With DPI-SSL that traffic can now be examined and the classification of a website can be determined for the purpose of allowing or blocking that site.
The first requirement for implementing DPI-SSL is a firewall with those capabilities. Almost all SonicWALL firewalls manufactured today can do that. However, there are other important considerations. Encryption and decryption require processor power. Just as Netflix has spent millions of dollars on implementing encryption, you will likely have to purchase a firewall with more processor power than what you would have needed without DPI-SSL. How much power is required is easily determined by an examination of your network traffic.

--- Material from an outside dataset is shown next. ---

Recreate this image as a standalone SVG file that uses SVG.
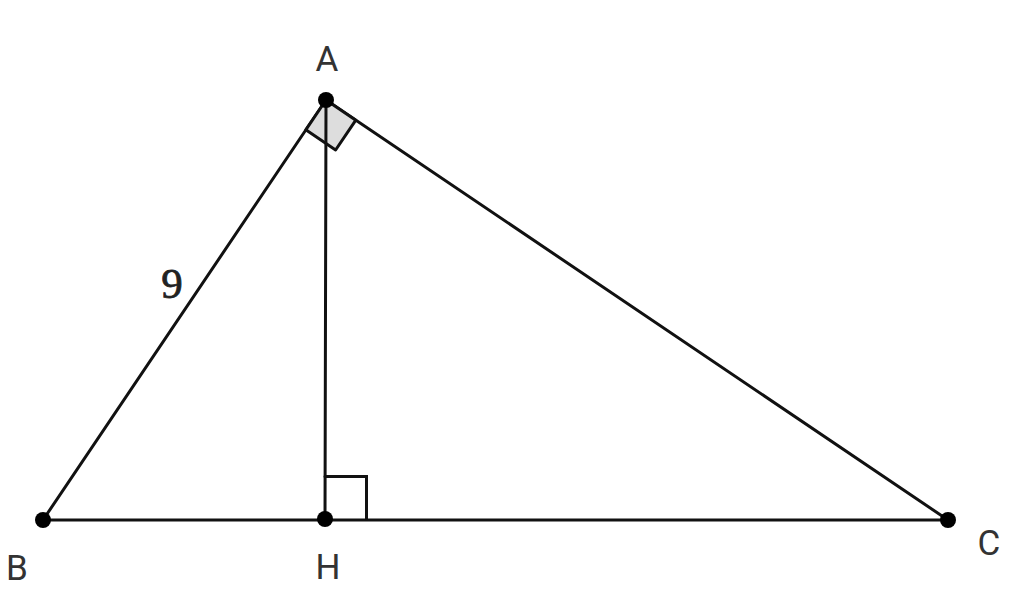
<svg xmlns="http://www.w3.org/2000/svg" width="1024" height="595" viewBox="0 0 1024 595">
<style>
.ln{stroke:#111;stroke-width:3;fill:none;stroke-linecap:round}
.pt{fill:#000}
.lb{font-family:Roboto,"Liberation Sans",sans-serif;font-size:35px;fill:#333;text-anchor:middle}
.num{font-family:"Liberation Serif",serif;font-size:43px;fill:#222;stroke:#222;stroke-width:0.8;text-anchor:middle}
</style>
<rect width="1024" height="595" fill="#fff"/>
<g id="connectors">
<line class="ln" x1="326" y1="100" x2="43" y2="520"/>
<line class="ln" x1="326" y1="100" x2="948" y2="520"/>
<line class="ln" x1="43" y1="520" x2="948" y2="520"/>
<polygon points="326,100 305.8,129.8 335.6,150 355.8,120.2" fill="#ddd" stroke="#111" stroke-width="3" stroke-linejoin="round"/>
<line class="ln" x1="326" y1="100" x2="325" y2="519"/>
<polyline class="ln" points="325,476.5 366.5,476.5 366.5,519"/>
<text class="num" x="172" y="298">9</text>
</g>
<g id="A"><circle class="pt" cx="326" cy="100" r="8"/><text class="lb" x="327" y="71">A</text></g>
<g id="B"><circle class="pt" cx="43" cy="520" r="8"/><text class="lb" x="17" y="580">B</text></g>
<g id="H"><circle class="pt" cx="325" cy="519" r="8"/><text class="lb" x="328" y="579">H</text></g>
<g id="C"><circle class="pt" cx="948" cy="520" r="8"/><text class="lb" x="989" y="555">C</text></g>
</svg>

A member of the Cerdant engineering team can help you with that.
In addition, you will need to generate a digital certificate from the firewall. You will also have to install that certificate in each of the versions of browsers that your users are using. That may sound difficult and time-consuming but for most businesses, it’s easier than you think. A feature of Microsoft’s Active Directory allows you to push out certificates to the browsers that are being supported. Most businesses use AD to control access and privileges on their networks now so implementing a certificate takes just a few minutes.
Once the process is complete, your firewall can examine all of the traffic passing to and from the Internet and keep you safe from most malware as well as help you manage non-malicious content. But without DPI-SSL your firewall cannot protect you from many of the threats from the Internet.
DPI-SSL is now clearly an essential tool for maintaining the security of networks.